29 seniors qualify as National Merit Semifinalists

October 15, 2010 — by Vivian LeTran

This year, 56 seniors qualified as commended scholars and 29 students as semifinalists in the National Merit Competition.

The National Merit Competition is based solely on how students do on the PSAT, which is taken in fall of junior year. Semifinalists, who are the top 1 percent of the all entries nationwide, will submit an application for the chance to become finalists. Students who become finalists will receive scholarship money if the student chooses a college that honors the National Merit recognition, according to assistant principal Brian Safine.

“[Becoming a National Merit semifinalist] has opened a lot more options for college. I’ve started looking at a wider selection of colleges that gives the National Merit scholarship,” said senior Carina Chu, a semifinalist. “Right now I’m hoping to get into UC Berkeley, but I’m also going to reach for a couple of Ivy League schools.”

Throughout the years, the number of SHS students who qualify as semifinalists has remain constant in the high 20s, with 27 seniors qualifying last year. However, in comparison to the scores of other high schools across the nation, the scores of Saratoga High students are extraordinary, said Safine.

“What’s most impressive is how Saratoga High School compares to the rest of the country in this regards. If it’s 1 percent of the total test takers in the United States, a school with a graduating class of 330 should have about 3.3 national merit semifinalists,” said Safine. “We have 29, which is about 10 times the number of an average high school. That is very, very remarkable.”

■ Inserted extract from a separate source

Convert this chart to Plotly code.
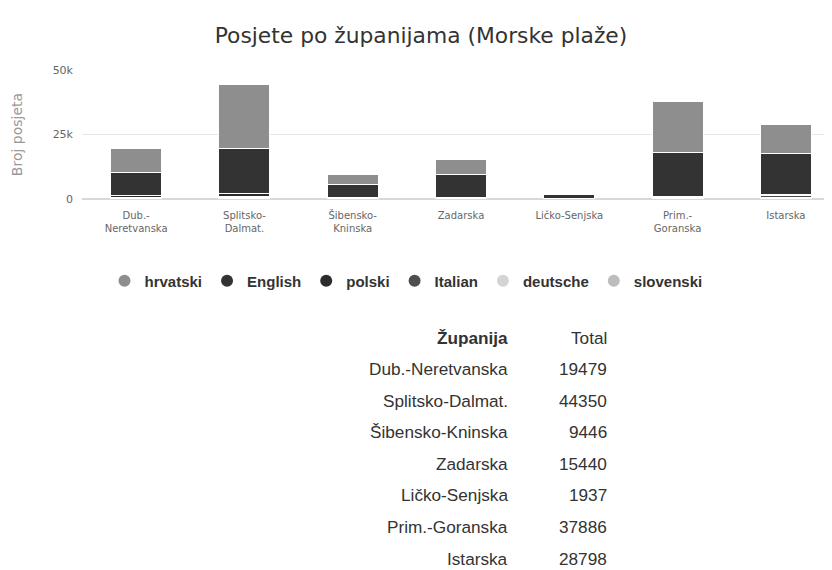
import plotly.graph_objects as go

counties = ["Dub.-Neretvanska", "Splitsko-Dalmat.", "Šibensko-Kninska", "Zadarska",
            "Ličko-Senjska", "Prim.-Goranska", "Istarska"]
tick_labels = ["Dub.-<br>Neretvanska", "Splitsko-<br>Dalmat.", "Šibensko-<br>Kninska", "Zadarska",
               "Ličko-Senjska", "Prim.-<br>Goranska", "Istarska"]

hrvatski = [9100, 24850, 4000, 6100, 200, 20000, 11300]
english = [9200, 17500, 4900, 8700, 1600, 16800, 15600]
polski = [600, 1000, 300, 350, 80, 500, 600]
italian = [350, 600, 150, 180, 40, 350, 700]
deutsche = [180, 300, 70, 80, 12, 186, 450]
slovenski = [49, 100, 26, 30, 5, 50, 148]

series = [
    ("hrvatski", hrvatski, '#8e8e8e'),
    ("English", english, '#333333'),
    ("polski", polski, '#2c2c2c'),
    ("Italian", italian, '#4e4e4e'),
    ("deutsche", deutsche, '#d4d4d4'),
    ("slovenski", slovenski, '#bdbdbd'),
]

totals = [sum(v) for v in zip(*[s[1] for s in series])]

text_color = '#333333'
axis_color = '#666666'

# the page body adds an 8px offset, so the plot area is placed 8px up/left
L, T, PH = 74, 62, 129
W, H = 832, 570


def px(x):
    # window pixel x -> paper x
    return (x - 8 - L) / (W - L)


def py(y):
    # window pixel y -> paper y
    return (T + PH - (y - 8)) / PH


fig = go.Figure()

# stacked bars, first series drawn on top like Highcharts
for name, values, color in reversed(series):
    fig.add_trace(go.Bar(
        x=list(range(len(counties))),
        y=values,
        name=name,
        width=0.47,
        marker=dict(color=color, line=dict(color='white', width=1)),
        showlegend=False))

# legend entries with round symbols
for name, values, color in series:
    fig.add_trace(go.Scatter(
        x=[None], y=[None], mode='markers', name=name,
        marker=dict(color=color, size=12, symbol='circle')))

# table below the chart
annotations = [
    dict(text="<b>Županija</b>", x=px(510), y=py(338)),
    dict(text="Total", x=px(609), y=py(338)),
]
for i, (county, total) in enumerate(zip(counties, totals)):
    y = py(369 + i * 31.6)
    annotations.append(dict(text=county, x=px(510), y=y))
    annotations.append(dict(text=str(total), x=px(609), y=y))

for a in annotations:
    a.update(xref='paper', yref='paper', showarrow=False, xanchor='right', yanchor='middle',
             font=dict(family='Liberation Sans, Arial', size=17.2, color=text_color))

fig.update_layout(
    width=W, height=H,
    margin=dict(l=L, r=0, t=T, b=H - T - PH),
    barmode='stack',
    paper_bgcolor='white',
    plot_bgcolor='white',
    font=dict(family='DejaVu Sans', color=axis_color),
    title=dict(text="Posjete po županijama (Morske plaže)", x=413 / W, xanchor='center',
               y=1 - 27 / H, yanchor='middle',
               font=dict(family='DejaVu Sans', size=21.8, color=text_color)),
    xaxis=dict(range=[-0.5, 6.5], tickvals=list(range(len(counties))), ticktext=tick_labels,
               tickfont=dict(size=10, color=axis_color), showgrid=False, zeroline=False,
               showline=False, ticks='', ticklabelstandoff=9, automargin=False),
    yaxis=dict(range=[0, 50000], tickvals=[0, 25000, 50000], ticktext=["0", "25k", "50k"],
               tickfont=dict(size=11, color=axis_color), gridcolor='#e6e6e6', zeroline=True,
               zerolinecolor='#d8d8d8', ticklabelstandoff=8, automargin=False,
               title=dict(text="Broj posjeta", font=dict(size=14, color='#999999'), standoff=26)),
    legend=dict(orientation='h', x=px(406), xanchor='center', y=py(281), yanchor='middle',
                traceorder='normal',
                font=dict(family='Liberation Sans, Arial', size=15, color=text_color, weight='bold'),
                itemwidth=30),
    annotations=annotations,
)

fig.write_html("out.html")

A recognition breakfast for semifinalists and commended students and their families will be held on Oct. 20.

“It’s nice that the National Merit recognition and corresponding breakfast gives us a chance [to take a break] and congratulate students who are doing really well,” said Safine. “Sometimes we just rush through the year, only thinking about what’s next. We need to take the time to stop and [take a minute] to realize what we have accomplished.”